The following example shows a YSQL table created with hash sharding:

CREATE TABLE customers (
    customer_id bpchar NOT NULL,
    company_name character varying(40) NOT NULL,
    contact_name character varying(30),
    contact_title character varying(30),
    address character varying(60),
    city character varying(15),
    region character varying(15),
    postal_code character varying(10),
    country character varying(15),
    phone character varying(24),
    fax character varying(24),
    PRIMARY KEY (customer_id HASH)
);

The following example shows a YCQL table created with hash sharding only, (an explict syntax for setting hash sharding is not necessary):

CREATE TABLE items (
    supplier_id INT,
    item_id INT,
    supplier_name TEXT STATIC,
    item_name TEXT,
    PRIMARY KEY((supplier_id), item_id)
);

Advantages

This sharding strategy is ideal for massively-scalable workloads because it distributes data evenly across all the nodes in the cluster, while retaining ease of adding nodes into the cluster. Algorithmic hash sharding is also very effective at distributing data across nodes, but the distribution strategy depends on the number of nodes. With consistent hash sharding, there are many more shards than the number of nodes and an explicit mapping table is maintained to track the assignment of shards to nodes. When adding new nodes, a subset of shards from existing nodes can be efficiently moved into the new nodes without requiring a massive data reassignment.

Disadvantages

Performing range queries could be inefficient. Examples of such queries are finding rows greater than a lower bound or less than an upper bound (as opposed to point lookups).

Range sharding

Range sharding involves splitting the rows of a table into contiguous ranges that respect the sort order of the table based on the primary key column values. The tables that are range sharded usually start out with a single shard. As data is inserted into the table, it is dynamically split into multiple shards because it is not always possible to know the distribution of keys in the table ahead of time. The basic idea behind range sharding is demonstrated in the following illustration:

tablet_range_1

Examples

The following example shows a YSQL table created with range sharding:

CREATE TABLE order_details (
    order_id smallint NOT NULL,
    product_id smallint NOT NULL,
    unit_price real NOT NULL,
    quantity smallint NOT NULL,
    discount real NOT NULL,
    PRIMARY KEY (order_id ASC, product_id),
    FOREIGN KEY (product_id) REFERENCES products,
    FOREIGN KEY (order_id) REFERENCES orders
);

YCQL tables cannot be created with range sharding. They can be created with hash sharding only.

Advantages

Range sharding allows efficiently querying a range of rows by the primary key values. Examples of such a query is to look up all keys that lie between a lower bound and an upper bound.

Disadvantages

At scale, range sharding leads to a number of issues in practice, some of which are similar to that of linear hash sharding.

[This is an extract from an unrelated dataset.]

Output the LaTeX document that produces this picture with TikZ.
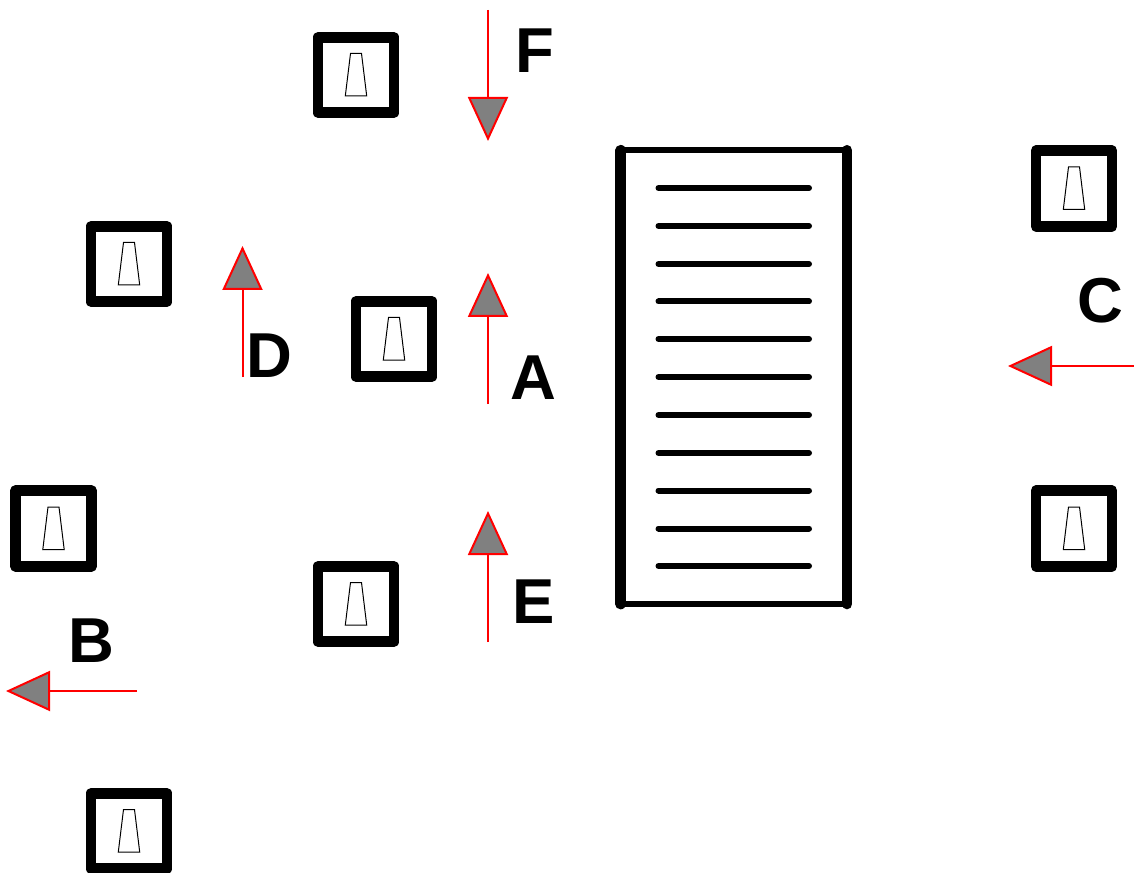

Firstly, when starting with a single shard implies only a single node is taking all the user queries. This often results in a database warming problem, where all queries are handled by a single node even if there are multiple nodes in the cluster. The user would have to wait for enough splits to happen and these shards to get redistributed before all nodes in the cluster can be used, creating an issue in production workloads. This can be mitigated in some cases where the distribution of keys is known ahead of time by presplitting the table into multiple shards, however this is hard in practice.

Secondly, globally ordering keys across all the shards often generates hot spots, with some shards getting significantly more activity than others and the node hosting these shards becoming overloaded relatively to other nodes. While hot spots can be mitigated to some extent with active load balancing, this does not always work in practice because by the time hot shards are redistributed across nodes, the workload could change and introduce new hot spots.